La situation du marché du travail local comme facteur déterminant

Alors que la répartition des migrants de Calais cristallise toutes les tensions en France, l'Organisation de coopération et de développement économiques demande à ce que les perspectives en matière d'emploi soient prises en compte dans les politiques de dispersion.

Mais trop souvent, les stratégies de répartition se focalisent sur d'autres critères comme "la disponibilité de logements" ou la "présence de parents ou d'amis", et se révèlent insuffisantes, voire contre-productives, déplore l'OCDE.

"S'il n'y a pas de jobs, les places d'hébergement ne servent à rien. Cela créé une tension énorme, résultat l'intégration devient plus difficile et se transforme en problème structurel", résume Stefano Scarpetta, directeur de la Direction de l'emploi, du travail et des affaires sociales.

Quelques pays de l'OCDE ont toutefois adopté un mécanisme différent en fonction des opportunités professionnelles sur le territoire. En Suède, par exemple, "les bureaux publics de l'emploi tiennent compte du niveau d'instruction et de l'expérience professionnelle du migrant, du taux d'emploi local, de la taille de la municipalisé, de la concentration de personnes nées à l'étranger dans la zone, et de la disponibilité de logements". De son côté, la Norvège travaille sur "une procédure d'évaluation rapide des compétences pour faciliter la dispersion des migrants humanitaires hébergés en centre d'accueil dans les villes correspondant à leur profil professionnel".

L'OCDE rappelle que ce critère a des effets directs sur l'intégration et sur le coût supporté par la collectivité, et cite en exemple une étude menée en 2004 par la Suède. Ainsi, elle montre que huit ans après leur installation, les réfugiés repartis sur la base de la disponibilité des logements "affichaient des revenus inférieurs de 25% en moyenne, des taux d'emploi inférieurs de 6 à 8 points de pourcentage, et une dépendance vis-à-vis de l'aide sociale supérieure de 40% par rapport aux réfugiés n'ayant pas été soumis à cette politique".

Reconnaissance des compétences

Face à ce phénomène de migration humanitaire qui s'est accentué en 2015, l'OCDE détaille également que les pays récipiendaires doivent s'adapter à la particularité de ces migrants.
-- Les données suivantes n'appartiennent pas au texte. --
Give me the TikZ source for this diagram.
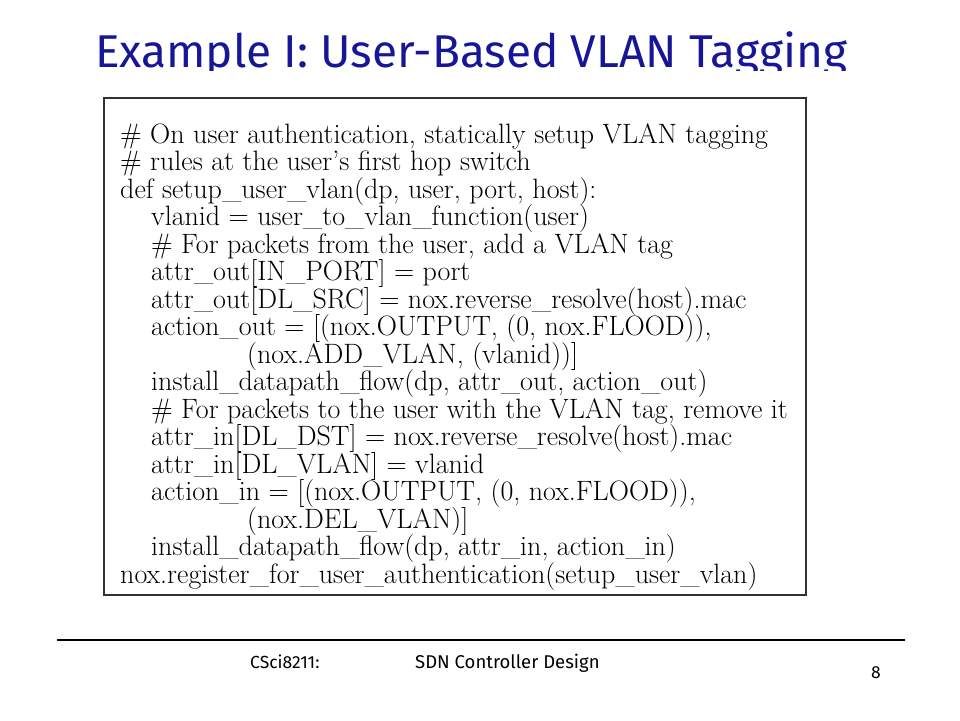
\documentclass[tikz,border=0pt]{standalone}
\usepackage{fontspec}
\newfontfamily\titlefont{Fira Sans}
\definecolor{titleblue}{RGB}{22,22,150}
\definecolor{boxgray}{RGB}{50,50,50}
\begin{document}
\begin{tikzpicture}[x=1pt,y=1pt,
  code/.style={anchor=base west,inner sep=0pt,font=\fontsize{28}{30}\selectfont},
  foot/.style={anchor=base west,inner sep=0pt,font=\titlefont\fontsize{17.5}{19}\selectfont}]
\useasboundingbox[fill=white] (0,0) rectangle (960,-720);
\begin{scope}
\clip (0,0) rectangle (960,-70);
\node[anchor=base west,inner sep=0pt,text=titleblue,font=\titlefont\fontsize{46}{50}\selectfont] (title) at (95,-67) {Example I: User-Based VLAN Tagging};
\end{scope}
\node[draw=boxgray,line width=2pt,minimum width=702pt,minimum height=497pt,anchor=north west,inner sep=0pt] (box) at (103,-97) {};
\node[code] (l1) at (120,-143) {\# On user authentication, statically setup VLAN tagging};
\node[code] (l2) at (120,-170.5) {\# rules at the user's first hop switch};
\node[code] (l3) at (120,-198) {def setup\_user\_vlan(dp, user, port, host):};
\node[code] (l4) at (151,-225.5) {vlanid = user\_to\_vlan\_function(user)};
\node[code] (l5) at (151,-253) {\# For packets from the user, add a VLAN tag};
\node[code] (l6) at (151,-280.5) {attr\_out[IN\_PORT] = port};
\node[code] (l7) at (151,-308) {attr\_out[DL\_SRC] = nox.reverse\_resolve(host).mac};
\node[code] (l8) at (151,-335.5) {action\_out = [(nox.OUTPUT, (0, nox.FLOOD)),};
\node[code] (l9) at (247,-363) {(nox.ADD\_VLAN, (vlanid))]};
\node[code] (l10) at (151,-390.5) {install\_datapath\_flow(dp, attr\_out, action\_out)};
\node[code] (l11) at (151,-418) {\# For packets to the user with the VLAN tag, remove it};
\node[code] (l12) at (151,-445.5) {attr\_in[DL\_DST] = nox.reverse\_resolve(host).mac};
\node[code] (l13) at (151,-473) {attr\_in[DL\_VLAN] = vlanid};
\node[code] (l14) at (151,-500.5) {action\_in = [(nox.OUTPUT, (0, nox.FLOOD)),};
\node[code] (l15) at (247,-528) {(nox.DEL\_VLAN)]};
\node[code] (l16) at (151,-555.5) {install\_datapath\_flow(dp, attr\_in, action\_in)};
\node[code] (l17) at (120,-583) {nox.register\_for\_user\_authentication(setup\_user\_vlan)};
\coordinate (fl) at (57,-640);
\coordinate (fr) at (905,-640);
\draw[line width=1.2pt] (fl) -- (fr);
\node[foot] (course) at (250,-668) {CSci8211:};
\node[foot,font=\titlefont\fontsize{18.5}{20}\selectfont] (topic) at (415,-668) {SDN Controller Design};
\node[foot] (page) at (871,-678) {8};
\end{tikzpicture}
\end{document}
En effet, contrairement aux migrants dit économiques qui, la plupart du temps, arrivent avec peu de qualifications sur le marché du travail, "40% de ces migrants (humanitaires, ndlr) ont achevé leur cycle secondaire", rappelle Angel Gurria. Bref, si cette donnée contraste, elle est pourtant rarement prise en compte dans les pays de l'OCDE, insiste le rapport.

"L'instruction acquise en dehors de la zone OCDE est fortement dévaluée par les employeurs, et l'expérience professionnelle presque totalement ignorée."

Plusieurs pays, à l'instar de l'Allemagne, de l'Australie, des Pays-Bas ou du Canada ont toutefois mis en place des programmes pour évaluer les compétences des migrants. Certains pays d'origine comme le Nigéria ou le Pakistan proposent, quant à eux, des services de vérification en ligne pour confirmer l'obtention d'un diplôme. Pour Jean-Christophe Dumont, c'est aussi en développant "leurs compétences que les migrants seront les plus à-même de gérer leur retour dans leur pays d'origine".

Maîtrise de la langue

Ainsi, certains pays scandinaves, à l'instar de la Suède, proposent des programmes, d'une durée de 2 à 3 ans, permettant d'associer une formation linguistique, "avec des cours d'intégration civique, une formation et une aide sur le marché du travail".

Mais là encore, ce type d'initiatives qui proposent des formations linguistiques adaptées sont peu nombreuses. L'Allemagne a mis en place des modules en fonction du niveau d'instructions des migrants, mais la France, l'Italie, ou  la Grèce (pour ne citer qu'eux) n'offrent pas de programmes distincts entre migrants humanitaires  dit "peu instruits" ou "très instruits".

Si ce critère paraît pourtant évident, l'OCDE rappelle que l'apprentissage de la langue constitue la clé pour accéder au marché du travail. "Pour un débutant, le taux d'emploi est de 27% alors qu'il est de 67% pour quelqu'un avec un niveau avancé", note Jean-Christophe Dumont, à la tête du département migrations.